#### REQUIREMENTS:
Copy the first line of the entries below and every line after it through the line containing "estimate = [-0.22, 0.002, -0.007]". Do not include pictures.

#### SUPPLIED DATA:
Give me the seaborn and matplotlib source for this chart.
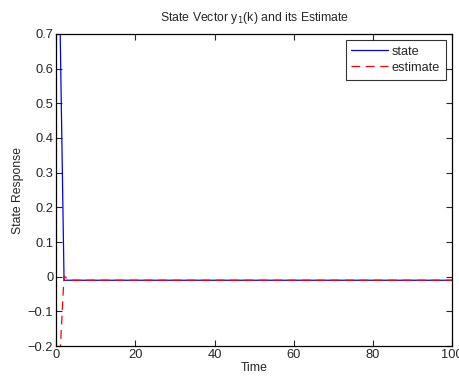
import numpy as np
import pandas as pd
import matplotlib
matplotlib.use("Agg")
import matplotlib.pyplot as plt
import seaborn as sns

# time steps and responses
time = list(range(1, 101))
state = [0.72] + [-0.01] * 99
estimate = [-0.22, 0.002, -0.007] + [-0.01] * 97

xticks = [0, 20, 40, 60, 80, 100]
xtick_labels = ["0", "20", "40", "60", "80", "100"]
yticks = [-0.2, -0.1, 0, 0.1, 0.2, 0.3, 0.4, 0.5, 0.6, 0.7]
ytick_labels = ["\u22120.2", "\u22120.1", "0", "0.1", "0.2", "0.3", "0.4", "0.5", "0.6", "0.7"]

df = pd.DataFrame({"Time": time, "state": state, "estimate": estimate})

sns.set_style("ticks")
plt.rcParams["font.family"] = ["Liberation Sans", "DejaVu Sans"]
plt.rcParams["font.size"] = 9

fig = plt.figure(figsize=(4.6, 3.8), dpi=100)
ax = fig.add_axes([0.122, 0.089, 0.861, 0.822])

sns.lineplot(data=df, x="Time", y="state", color="blue", linewidth=0.9, label="state", ax=ax)
sns.lineplot(data=df, x="Time", y="estimate", color="red", linewidth=0.9, label="estimate", ax=ax)
ax.lines[1].set_dashes([7, 4.5])

ax.set_xlim(0, 100)
ax.set_ylim(-0.2, 0.7)
ax.set_xticks(xticks)
ax.set_xticklabels(xtick_labels)
ax.set_yticks(yticks)
ax.set_yticklabels(ytick_labels)
ax.tick_params(direction="in", length=4, width=0.8, top=True, right=True, labelsize=9.3, pad=2)
for s in ax.spines.values():
    s.set_visible(True)
    s.set_linewidth(0.9)
    s.set_color("black")

ax.set_xlabel("Time", fontsize=8.8, labelpad=1)
ax.set_ylabel("State Response", fontsize=8.8, labelpad=3)
ax.set_title("State Vector y$_1$(k) and its Estimate", fontsize=8.8, pad=9)

leg = ax.legend(loc="upper right", frameon=True, fancybox=False, fontsize=9.2,
                handlelength=2.9, borderpad=0.45, labelspacing=0.3, handletextpad=0.25,
                borderaxespad=0.5)
leg.get_frame().set_edgecolor("black")
leg.get_frame().set_linewidth(0.8)
leg.get_lines()[1].set_dashes([7, 4.5])

fig.savefig("out.png", dpi=100)
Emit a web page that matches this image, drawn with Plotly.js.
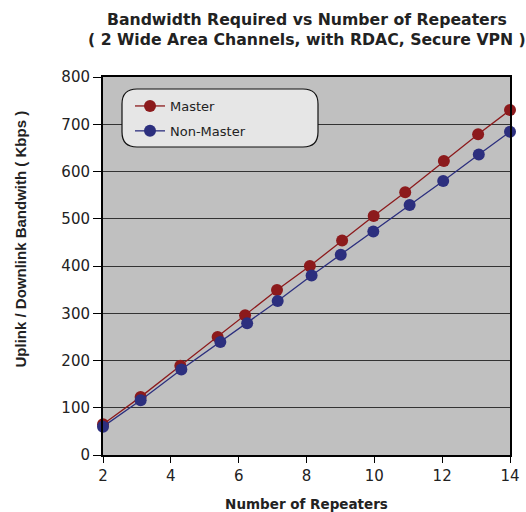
<!DOCTYPE html>
<html>
<head>
<meta charset="utf-8">
<script src="https://cdn.plot.ly/plotly-3.0.1.min.js"></script>
<style>html,body{margin:0;padding:0;background:#fff;}#chart{width:526px;height:512px;}</style>
</head>
<body>
<div id="chart"></div>
<script>
// Data
var masterX = [2.0, 3.11, 4.28, 5.38, 6.19, 7.13, 8.10, 9.05, 9.98, 10.91, 12.05, 13.06, 14.0];
var masterY = [65, 123, 189, 250, 296, 349, 400, 454, 506, 556, 622, 679, 730];
var nonMasterX = [2.0, 3.11, 4.31, 5.46, 6.25, 7.15, 8.15, 9.01, 9.97, 11.04, 12.03, 13.08, 14.0];
var nonMasterY = [60, 116, 181, 239, 279, 326, 380, 424, 473, 529, 580, 636, 684];
var seriesNames = ["Master", "Non-Master"];
var xTicks = [2, 4, 6, 8, 10, 12, 14];
var yTicks = [0, 100, 200, 300, 400, 500, 600, 700, 800];
var titleLines = ["Bandwidth Required vs Number of Repeaters", "( 2 Wide Area Channels, with RDAC, Secure VPN )"];
var xTitle = "Number of Repeaters";
var yTitle = "Uplink / Downlink Bandwith ( Kbps )";

var redC = "#8c1a1c", blueC = "#2c2f7e";
var WIDE = "DejaVu Sans, Verdana, sans-serif";
var ARIAL = "Liberation Sans, Arial, sans-serif";

var traces = [
  {x: masterX, y: masterY, name: seriesNames[0], mode: "lines+markers", legendgroup: "a",
   line: {color: redC, width: 1.3}, marker: {color: redC, size: 12}, cliponaxis: false},
  {x: nonMasterX, y: nonMasterY, name: seriesNames[1], mode: "lines+markers", legendgroup: "b",
   line: {color: blueC, width: 1.3}, marker: {color: blueC, size: 12}, cliponaxis: false}
];

// helpers: pixel -> paper coords (plot area 103..510 x, 77..455 y)
var W = 407, H = 378;
function px2x(p) { return (p - 103) / W; }
function py2y(p) { return (455 - p) / H; }
var x0 = px2x(122), x1 = px2x(318), y0 = py2y(147), y1 = py2y(89);
var rx = 15 / W, ry = 15 / H;
var boxPath = "M" + (x0+rx) + "," + y1 + " L" + (x1-rx) + "," + y1 + " Q" + x1 + "," + y1 + " " + x1 + "," + (y1-ry) +
  " L" + x1 + "," + (y0+ry) + " Q" + x1 + "," + y0 + " " + (x1-rx) + "," + y0 +
  " L" + (x0+rx) + "," + y0 + " Q" + x0 + "," + y0 + " " + x0 + "," + (y0+ry) +
  " L" + x0 + "," + (y1-ry) + " Q" + x0 + "," + y1 + " " + (x0+rx) + "," + y1 + " Z";

var layout = {
  width: 526, height: 512,
  margin: {l: 103, r: 16, t: 77, b: 57},
  paper_bgcolor: "#ffffff",
  plot_bgcolor: "#c0c0c0",
  font: {family: WIDE, color: "#222222", size: 14},
  xaxis: {
    range: [2, 14], tickvals: xTicks, ticktext: xTicks.map(String),
    showgrid: false, zeroline: false,
    showline: true, linecolor: "#000", linewidth: 2, mirror: true,
    ticks: "outside", ticklen: 6, tickcolor: "#000", tickwidth: 1,
    tickfont: {size: 15, family: WIDE, color: "#222"},
    title: {text: "<b>" + xTitle + "</b>", font: {size: 13.5, family: WIDE, color: "#222"}, standoff: 21}
  },
  yaxis: {
    range: [0, 800], tickvals: yTicks, ticktext: yTicks.map(String),
    showgrid: true, gridcolor: "#333333", gridwidth: 1, zeroline: false,
    showline: true, linecolor: "#000", linewidth: 2, mirror: true,
    ticks: "outside", ticklen: 8, tickcolor: "#000", tickwidth: 1,
    tickfont: {size: 15, family: WIDE, color: "#222"}
  },
  annotations: [
    {text: "<b>" + titleLines[0] + "<br>" + titleLines[1] + "</b>", xref: "paper", yref: "paper", x: 0.5, y: py2y(29),
     xanchor: "center", yanchor: "middle", showarrow: false, font: {size: 15.7, family: WIDE, color: "#222"}},
    {text: "<b>" + yTitle + "</b>", xref: "paper", yref: "paper", x: px2x(19.5), y: py2y(239),
     xanchor: "center", yanchor: "middle", textangle: -90, showarrow: false, font: {size: 15, family: ARIAL, color: "#222"}}
  ],
  showlegend: true,
  legend: {
    x: px2x(130), y: py2y(91), xanchor: "left", yanchor: "top",
    bgcolor: "rgba(0,0,0,0)", borderwidth: 0,
    font: {size: 13, family: WIDE, color: "#222"},
    traceorder: "grouped", tracegroupgap: 5
  },
  shapes: [
    {type: "path", xref: "paper", yref: "paper", path: boxPath, fillcolor: "#e6e6e6",
     line: {color: "#111", width: 1.2}, layer: "above"}
  ]
};

Plotly.newPlot("chart", traces, layout, {displayModeBar: false, staticPlot: true});
</script>
</body>
</html>
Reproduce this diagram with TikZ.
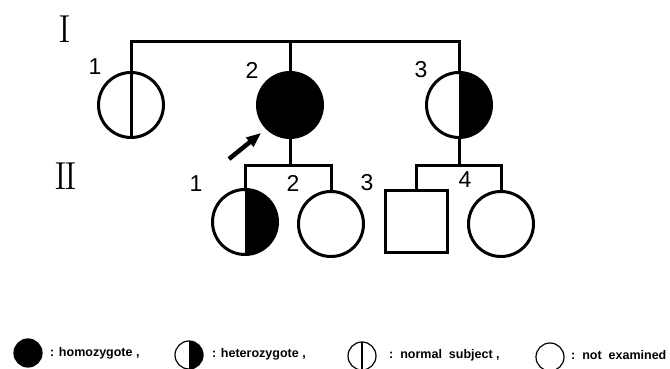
\documentclass[tikz,border=0pt]{standalone}
\usepackage{fontspec}
\usepackage{tikz}
\usetikzlibrary{arrows.meta, positioning, calc}
\newfontfamily\sansfont{Liberation Sans}
\newcommand\numfont{\sansfont\fontsize{23}{23}\selectfont}
\newcommand\keyfont{\sansfont\bfseries\fontsize{12.5}{12.5}\selectfont}
\newcommand\genfont{\fontsize{39}{39}\selectfont}
\tikzset{
  person/.style={circle, draw=black, line width=3pt, minimum size=65pt, inner sep=0pt},
  male/.style={rectangle, draw=black, line width=3pt, minimum size=62pt, inner sep=0pt},
  homo/.style={person, fill=black},
  halffill/.style={path picture={\fill[black] (path picture bounding box.north) rectangle (path picture bounding box.south east);}},
  midline/.style={path picture={\draw[line width=1.2pt] (path picture bounding box.north) -- (path picture bounding box.south);}},
  link/.style={line width=3pt},
  proband/.style={-{Triangle[length=15pt,width=11pt]}, line width=4.5pt},
  num/.style={font=\numfont, inner sep=0pt},
  gen/.style={font=\genfont, inner sep=0pt},
  key/.style={circle, draw=black, line width=1.2pt, minimum size=28pt, inner sep=0pt},
  keytext/.style={font=\keyfont, inner sep=0pt, anchor=base west},
}

\begin{document}
\begin{tikzpicture}[x=1pt, y=1pt]
\useasboundingbox (0,0) rectangle (670,369);
% generations
\node[gen] (g1) at (65,340) {I};
\node[gen] (g2) at (66,193) {I\kern-3.5pt I};
% generation I
\node[person] (i1) at (131,264) {};
\node[homo] (i2) at (290,264) {};
\node[person, halffill] (i3) at (459,264) {};
\coordinate (top) at (0,327);
\coordinate (sib) at (0,203);
\draw[link] (i1.south) -- (i1.north |- top) -| (i3.north);
\draw[link] (i2.north) -- (i2.north |- top);
\node[num] (n11) at (95,302) {1};
\node[num] (n12) at (252,299) {2};
\node[num] (n13) at (421,299) {3};
% generation II
\node[person, halffill] (ii1) at (245,147) {};
\node[person] (ii2) at (331,145) {};
\node[male] (ii3) at (416,147) {};
\node[person] (ii4) at (501,145) {};
\draw[link] (i2.south) -- (i2.south |- sib);
\draw[link] (ii1.north) |- (ii2.north |- sib) -- (ii2.north);
\draw[link] (i3.south) -- (i3.south |- sib);
\draw[link] (ii3.north) |- (ii4.north |- sib) -- (ii4.north);
\node[num] (n21) at (196,185) {1};
\node[num] (n22) at (293,186) {2};
\node[num] (n23) at (367,186) {3};
\node[num] (n24) at (465,189) {4};
% proband
\coordinate (pb) at (229,210);
\draw[proband, shorten >=6pt] (pb) -- (i2.south west);
% key
\node[key, fill=black] (k1) at (28,16) {};
\node[key, halffill] (k2) at (189,14) {};
\node[key, midline] (k3) at (362,13) {};
\node[key] (k4) at (550,12) {};
\node[keytext] (t1) at (50,12) {: homozygote ,};
\node[keytext] (t2) at (212,11) {: heterozygote ,};
\node[keytext] (t3) at (389,10) {:\ \ normal\ \ subject ,};
\node[keytext] (t4) at (571,9) {:\ \ not\ \ examined};
\end{tikzpicture}
\end{document}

#### REPLY TO THE TASK:
Give me the seaborn and matplotlib source for this chart.
import numpy as np
import pandas as pd
import matplotlib
matplotlib.use("Agg")
import matplotlib.pyplot as plt
import seaborn as sns

# time steps and responses
time = list(range(1, 101))
state = [0.72] + [-0.01] * 99
estimate = [-0.22, 0.002, -0.007] + [-0.01] * 97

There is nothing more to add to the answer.